### Dataset extract
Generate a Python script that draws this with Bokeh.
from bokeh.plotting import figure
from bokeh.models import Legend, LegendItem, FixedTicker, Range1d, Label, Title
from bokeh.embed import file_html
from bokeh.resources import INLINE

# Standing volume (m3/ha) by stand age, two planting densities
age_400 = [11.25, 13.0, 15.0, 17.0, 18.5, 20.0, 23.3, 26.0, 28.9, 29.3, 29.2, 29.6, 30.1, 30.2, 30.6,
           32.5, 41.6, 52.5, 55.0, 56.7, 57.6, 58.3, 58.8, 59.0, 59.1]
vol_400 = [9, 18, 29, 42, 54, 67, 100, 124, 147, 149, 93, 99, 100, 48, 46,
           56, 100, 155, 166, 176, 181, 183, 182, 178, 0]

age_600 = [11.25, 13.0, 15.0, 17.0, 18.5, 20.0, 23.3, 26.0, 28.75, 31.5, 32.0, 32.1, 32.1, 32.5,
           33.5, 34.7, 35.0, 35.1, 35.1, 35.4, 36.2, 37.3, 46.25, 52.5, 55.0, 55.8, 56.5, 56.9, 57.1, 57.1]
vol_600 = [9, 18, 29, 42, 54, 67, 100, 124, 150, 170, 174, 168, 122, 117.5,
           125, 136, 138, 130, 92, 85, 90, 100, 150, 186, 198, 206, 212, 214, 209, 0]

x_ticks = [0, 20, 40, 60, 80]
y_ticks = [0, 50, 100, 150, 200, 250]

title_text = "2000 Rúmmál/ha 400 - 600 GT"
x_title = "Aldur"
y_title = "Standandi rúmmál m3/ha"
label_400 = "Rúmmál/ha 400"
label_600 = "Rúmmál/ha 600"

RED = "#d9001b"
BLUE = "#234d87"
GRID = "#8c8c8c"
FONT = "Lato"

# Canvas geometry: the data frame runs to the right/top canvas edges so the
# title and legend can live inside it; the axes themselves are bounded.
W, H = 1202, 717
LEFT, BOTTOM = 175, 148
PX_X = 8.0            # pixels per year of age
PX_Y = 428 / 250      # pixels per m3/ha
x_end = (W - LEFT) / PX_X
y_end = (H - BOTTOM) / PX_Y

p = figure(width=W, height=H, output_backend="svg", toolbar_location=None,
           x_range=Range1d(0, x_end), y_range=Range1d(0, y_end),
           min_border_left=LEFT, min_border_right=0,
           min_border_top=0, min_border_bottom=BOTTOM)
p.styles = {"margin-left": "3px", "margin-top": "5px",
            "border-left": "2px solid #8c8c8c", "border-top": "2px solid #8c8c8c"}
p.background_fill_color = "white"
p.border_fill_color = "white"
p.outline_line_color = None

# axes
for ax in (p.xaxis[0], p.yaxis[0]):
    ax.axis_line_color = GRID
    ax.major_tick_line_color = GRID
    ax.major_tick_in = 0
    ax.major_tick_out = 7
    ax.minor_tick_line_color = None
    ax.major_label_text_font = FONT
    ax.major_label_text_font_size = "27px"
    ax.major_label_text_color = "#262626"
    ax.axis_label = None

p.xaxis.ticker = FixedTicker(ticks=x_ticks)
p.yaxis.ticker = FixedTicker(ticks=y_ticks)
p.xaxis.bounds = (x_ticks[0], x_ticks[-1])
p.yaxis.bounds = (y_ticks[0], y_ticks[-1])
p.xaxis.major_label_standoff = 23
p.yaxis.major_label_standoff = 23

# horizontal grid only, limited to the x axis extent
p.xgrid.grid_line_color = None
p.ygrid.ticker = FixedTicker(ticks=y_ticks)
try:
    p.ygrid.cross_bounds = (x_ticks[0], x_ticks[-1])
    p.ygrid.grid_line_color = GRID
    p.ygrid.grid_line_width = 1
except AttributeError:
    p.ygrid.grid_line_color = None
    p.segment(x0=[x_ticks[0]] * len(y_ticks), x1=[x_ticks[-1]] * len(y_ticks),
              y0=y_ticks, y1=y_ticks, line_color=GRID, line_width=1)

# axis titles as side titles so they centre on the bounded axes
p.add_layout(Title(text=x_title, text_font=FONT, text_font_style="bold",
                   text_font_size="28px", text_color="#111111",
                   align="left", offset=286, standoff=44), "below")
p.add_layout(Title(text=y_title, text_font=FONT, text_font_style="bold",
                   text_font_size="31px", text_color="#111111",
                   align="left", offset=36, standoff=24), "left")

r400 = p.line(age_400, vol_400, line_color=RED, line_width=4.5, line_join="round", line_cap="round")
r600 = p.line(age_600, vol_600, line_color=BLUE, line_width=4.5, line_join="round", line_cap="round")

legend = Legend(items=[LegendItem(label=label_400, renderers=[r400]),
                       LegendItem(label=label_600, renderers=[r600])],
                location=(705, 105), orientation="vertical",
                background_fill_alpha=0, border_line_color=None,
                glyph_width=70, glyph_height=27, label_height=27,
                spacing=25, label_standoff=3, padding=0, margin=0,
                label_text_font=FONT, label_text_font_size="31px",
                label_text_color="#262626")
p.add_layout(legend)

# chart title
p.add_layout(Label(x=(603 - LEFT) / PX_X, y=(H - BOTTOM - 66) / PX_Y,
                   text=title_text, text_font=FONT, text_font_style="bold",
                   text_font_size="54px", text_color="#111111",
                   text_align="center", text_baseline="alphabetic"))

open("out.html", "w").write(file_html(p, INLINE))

### The problem
Using the material above, quote the first line and each line after it, stopping at and including the line that holds "56, 100, 155, 166, 176, 181, 183, 182, 178, 0]".

### Written solution
Generate a Python script that draws this with Bokeh.
from bokeh.plotting import figure
from bokeh.models import Legend, LegendItem, FixedTicker, Range1d, Label, Title
from bokeh.embed import file_html
from bokeh.resources import INLINE

# Standing volume (m3/ha) by stand age, two planting densities
age_400 = [11.25, 13.0, 15.0, 17.0, 18.5, 20.0, 23.3, 26.0, 28.9, 29.3, 29.2, 29.6, 30.1, 30.2, 30.6,
           32.5, 41.6, 52.5, 55.0, 56.7, 57.6, 58.3, 58.8, 59.0, 59.1]
vol_400 = [9, 18, 29, 42, 54, 67, 100, 124, 147, 149, 93, 99, 100, 48, 46,
           56, 100, 155, 166, 176, 181, 183, 182, 178, 0]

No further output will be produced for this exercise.